That’s because each additional hour of sleep children get at night is associated with a lower body weight, more lean muscle mass and less accumulation of sugars in the blood, researchers report in Pediatrics. Obesity and elevated blood sugar are risk factors for type 2 diabetes, which happens when the body can’t properly use or make enough of the hormone insulin to convert blood sugar into energy.
“These findings suggest increasing sleep duration could offer a simple, cost-effective approach to reducing levels of body fat and type 2 diabetes risk early in life,” senior study author Christopher Owen of St. George’s, University of London, said by email.

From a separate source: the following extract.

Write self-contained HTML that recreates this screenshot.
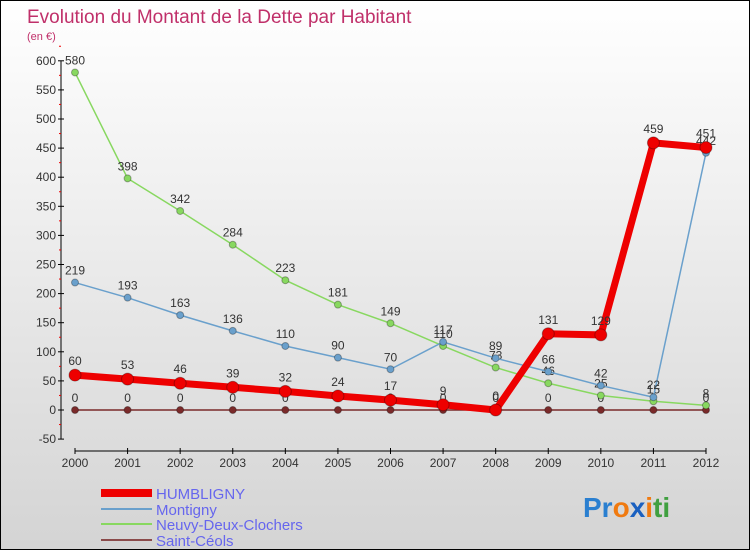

Kids 6 to 12 years old should get 9 to 12 hours of sleep a night, according to the American Academy of Pediatrics. Children who got less sleep in the study were more likely to have a risk factor for diabetes known as insulin resistance, when the body doesn’t respond normally to the hormone . They were also more likely to be extremely overweight or obese and have more body fat, the study also found.
“When kids are going to bed very late or sleeping on an irregular schedule, they may also be skipping meals, eating at irregular times, or be less likely to exercise during the day,” according to Stacey Simon, a pediatric sleep psychologist at the University of Colorado Anschutz Medical Campus and Children’s Hospital Colorado.
Insufficient sleep can affect levels of hormones that control appetite, making kids hungrier and increasing cravings for sweet and salty snacks, said James Gangwisch, a psychiatry researcher at Columbia University in New York who wasn’t involved in the study.“Getting enough sleep helps keep our appetite in check and is protective against insulin resistance,” Gangwisch added.